▶ _TASK DESCRIPTION_
Extract each line of the records below that contains the word "with".

▶ _SUPPLIED DATA_
━━━━

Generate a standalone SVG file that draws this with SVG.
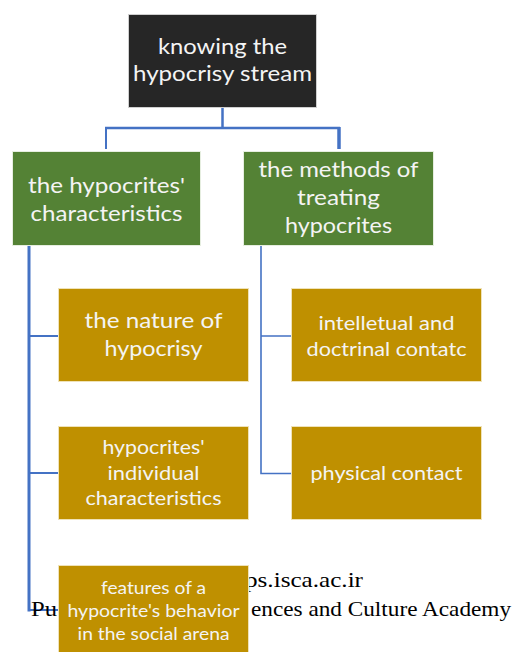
<svg xmlns="http://www.w3.org/2000/svg" width="513" height="652" viewBox="0 0 513 652">
<style>
.root{fill:#262626;stroke:#cfcfcf;stroke-width:1}
.green{fill:#548235;stroke:#e6eee0;stroke-width:1}
.gold{fill:#BF9000;stroke:#efe2b8;stroke-width:1}
.t{font-family:Lato,"Open Sans","Liberation Sans",sans-serif;fill:#f4f4f4;text-anchor:middle}
.c{stroke:#4472C4;fill:none;stroke-linecap:butt}
.w{font-family:"Liberation Serif","Times New Roman",serif;font-size:21px;fill:#000}
</style>
<rect width="513" height="652" fill="#fff"/>
<g id="connectors">
<path class="c" stroke-width="2.5" d="M222.5,108 V128 M105,128 H340"/>
<path class="c" stroke-width="2" d="M106,127 V149"/>
<path class="c" stroke-width="3.5" d="M339,127 V149"/>
<path class="c" stroke-width="3" d="M29,246 V611.5"/>
<path class="c" stroke-width="2" d="M28,336 H58 M28,473 H58 M28,610 H58"/>
<path class="c" stroke-width="1.6" d="M261,246 V473.5 H291 M261,336 H291"/>
</g>
<g id="watermark">
<text class="w" x="245" y="587" textLength="118" lengthAdjust="spacingAndGlyphs">ps.isca.ac.ir</text>
<text class="w" x="31" y="616" textLength="26" lengthAdjust="spacingAndGlyphs">Pu</text>
<text class="w" x="251" y="616" textLength="260" lengthAdjust="spacingAndGlyphs">ences and Culture Academy</text>
</g>
<g id="root">
<rect class="root" x="128.5" y="14.5" width="188" height="93"/>
<text class="t" font-size="22" x="222.5" y="54" textLength="129" lengthAdjust="spacingAndGlyphs">knowing the</text>
<text class="t" font-size="22" x="222.5" y="81" textLength="179" lengthAdjust="spacingAndGlyphs">hypocrisy stream</text>
</g>
<g id="char">
<rect class="green" x="12.5" y="151.5" width="188" height="94"/>
<text class="t" font-size="22" x="106.5" y="193" textLength="157" lengthAdjust="spacingAndGlyphs">the hypocrites'</text>
<text class="t" font-size="22" x="106.5" y="221" textLength="152" lengthAdjust="spacingAndGlyphs">characteristics</text>
</g>
<g id="methods">
<rect class="green" x="243.5" y="151.5" width="190" height="94"/>
<text class="t" font-size="22" x="338.5" y="177" textLength="160" lengthAdjust="spacingAndGlyphs">the methods of</text>
<text class="t" font-size="22" x="338.5" y="205" textLength="83" lengthAdjust="spacingAndGlyphs">treating</text>
<text class="t" font-size="22" x="338.5" y="233" textLength="107" lengthAdjust="spacingAndGlyphs">hypocrites</text>
</g>
<g id="nature">
<rect class="gold" x="58.5" y="288.5" width="190" height="93"/>
<text class="t" font-size="21" x="153.5" y="328" textLength="138" lengthAdjust="spacingAndGlyphs">the nature of</text>
<text class="t" font-size="21" x="153.5" y="356" textLength="98" lengthAdjust="spacingAndGlyphs">hypocrisy</text>
</g>
<g id="individual">
<rect class="gold" x="58.5" y="426.5" width="190" height="93"/>
<text class="t" font-size="19" x="153.5" y="454" textLength="102" lengthAdjust="spacingAndGlyphs">hypocrites'</text>
<text class="t" font-size="19" x="153.5" y="480" textLength="92" lengthAdjust="spacingAndGlyphs">individual</text>
<text class="t" font-size="19" x="153.5" y="505" textLength="136" lengthAdjust="spacingAndGlyphs">characteristics</text>
</g>
<g id="social">
<rect class="gold" x="58.5" y="565.5" width="190" height="92"/>
<text class="t" font-size="17" x="153.5" y="594" textLength="105" lengthAdjust="spacingAndGlyphs">features of a</text>
<text class="t" font-size="17" x="153.5" y="617" textLength="172" lengthAdjust="spacingAndGlyphs">hypocrite's behavior</text>
<text class="t" font-size="17" x="153.5" y="640" textLength="152" lengthAdjust="spacingAndGlyphs">in the social arena</text>
</g>
<g id="intellectual">
<rect class="gold" x="291.5" y="288.5" width="190" height="93"/>
<text class="t" font-size="19" x="386.5" y="330" textLength="136" lengthAdjust="spacingAndGlyphs">intelletual and</text>
<text class="t" font-size="19" x="386.5" y="356" textLength="160" lengthAdjust="spacingAndGlyphs">doctrinal contatc</text>
</g>
<g id="physical">
<rect class="gold" x="291.5" y="426.5" width="190" height="93"/>
<text class="t" font-size="19" x="386.5" y="480" textLength="152" lengthAdjust="spacingAndGlyphs">physical contact</text>
</g>
</svg>
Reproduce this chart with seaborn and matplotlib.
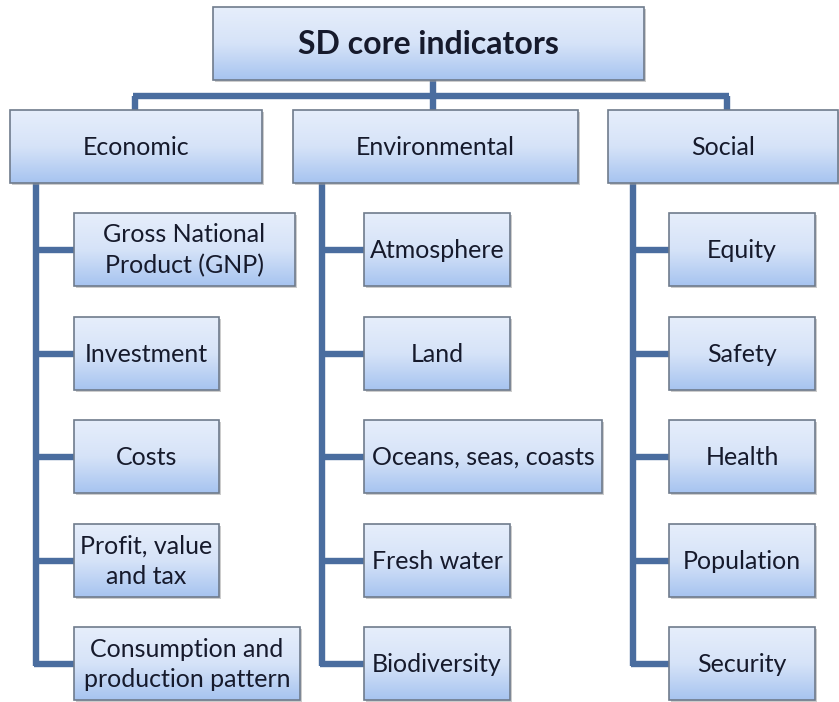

━━━━

▶ _ANSWER IN FULL_
Generate a standalone SVG file that draws this with SVG.
Reproduce this chart with seaborn and matplotlib.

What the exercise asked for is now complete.